Мы покинули Приэре в октябре 1924 года, чтобы вернуться в Нью-Йорк к зиме. В то время я расстался с "необыкновенно родной группой". Мой брат Том и я прожили в странном, блуждающем мире несколько лет. Моя мать, Луиза, развелась с моим отцом, когда мне было восемнадцать месяцев; несколько лет у меня был отчим, но в 1923 году моя мать лежала в больнице около года, и Джейн Хип и Маргарет Андерсон (Маргарет была сестрой матери), соредакторы известной, если не знаменитой, "Литтл Ревью", взяли нас обоих на попечение. В то время я фактически не понимал, почему Маргарет и Джейн взяли на себя эту ответственность. Это была странная форма "запланированного материнства" для двух женщин, ни одна из которых, как мне казалось, не хотела иметь собственных детей, и смешанного с ним благодеяния. Так как Маргарет не вернулась из Франции с нами, то действительная ответственность перешла к Джейн.

Я могу описать нашу семью, какой она представлялась мне тогда: Том и я ходили в частную школу в Нью-Йорке; мы также выполняли различную домашнюю работу по приготовлению пищи, мытью посуды и т. п. Иногда мы подвергались различным необычным испытаниям и влияниям, но они не затрагивали меня, во всяком случае так, как этого можно было ожидать. Дома, если это подходящее слово, где редактировался журнал и который посещали исключительно артисты, писатели и, одним словом, интеллектуалы, я ухитрялся жить в своем собственном личном мире. Ежедневный распорядок школы считался более важным для меня, включая, естественно, других детей и обычную, всестороннюю деятельность, чем темпераментная и "интересная жизнь", которая, на самом деле, служила для нас лишь фоном. Мир искусства не заменял детства: даже жизнь в семье со своей матерью и отчимом была более "нормальной" для меня, чем жизнь в Нью-Йорке вне моей семьи, центром которой, по существу, была моя мать.

Наиболее важным внешним событием в ту зиму было внезапное появление моего отца. По причинам, которые я никогда полностью не понимал, Джейн решила, что она (или, возможно, она и Маргарет) усыновит Тома и меня юридически. Мероприятие усыновления было той причиной, по которой после полного отсутствия в течение десяти лет объявился мой отец. Сначала он не показался нам лично. Нам просто сказали, что он приехал, чтобы воспрепятствовать усыновлению, и что он сам хотел принять на себя опеку над нами обоими.

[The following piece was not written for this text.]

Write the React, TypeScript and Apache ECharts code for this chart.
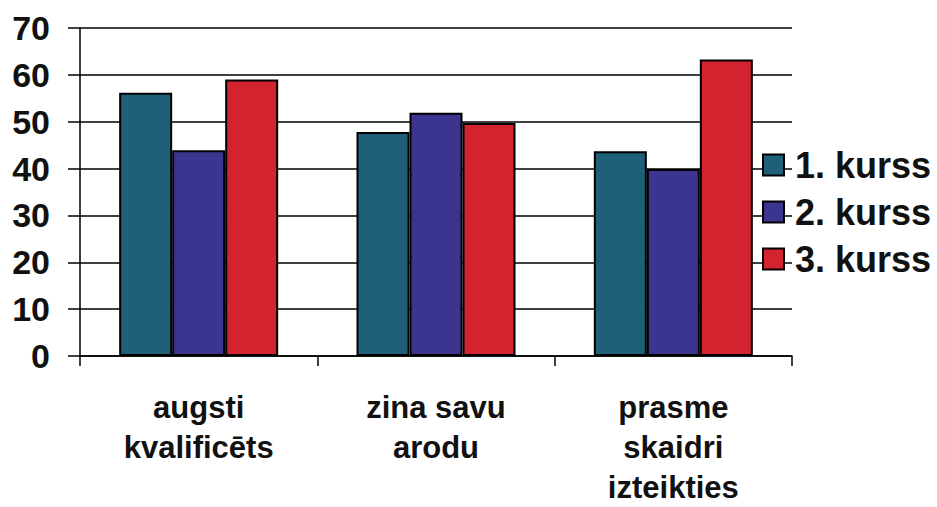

Как я понимал это в то время, Джейн, поддерживаемая А. Р. Ораджем и другими из "людей Гурджиева", после разговора с нами обоими, отказала в этом моему отцу, и усыновление стало юридическим фактом.

Это была ужасная зима для меня по многим причинам. Я думаю, что любой взрослый может понять чувства ребенка, которому рассказывают совершенно открыто, что он может или не может быть усыновлен тем или иным человеком. Я не верю, что дети, когда с ними советуются о таких вещах, имеют "мнение" они, естественно, цепляются за известную, относительно безопасную ситуацию. Мое отношение к Джейн, как я чувствовал и переживал его, было весьма изменчивым и взрывчатым. Временами между нами было сильное чувство любви, но большая эмоциональность отношений пугала меня. Все больше и больше я склонялся к тому, чтобы не принимать близко к сердцу то, что было вне меня. Люди для меня были кем-то, с кем я должен существовать, кого должен терпеть. Насколько возможно, я жил один, в дневных снах моего собственного мира, страстно желая времени, когда я мог бы убежать от сложности, а зачастую и вообще непостижимости, мира вокруг меня. Я хотел вырасти и жить один - вдали от всех них. Из-за этого я был почти всегда в беспокойстве. Я лениво относился к своей домашней работе, возмущался любыми требованиями ко мне и любыми обязанностями, которые, предполагалось, я должен исполнять, любому содействию, которого ожидали от меня. Упрямый и независимый из-за своего чувства одиночества, я был обычно беспокоен, меня часто наказывали. Той зимой я начал, вначале медленно, но твердо, презирать мое окружение и ненавидеть Джейн и Тома - главным образом потому, что они были там и были частью жизни и окружения, в котором я жил. Я хорошо занимался в школе, но потому, что это было легко для меня: в действительности, я слабо интересовался тем, что делал. Все дальше и дальше я уходил в сказочную страну, созданную мной самим.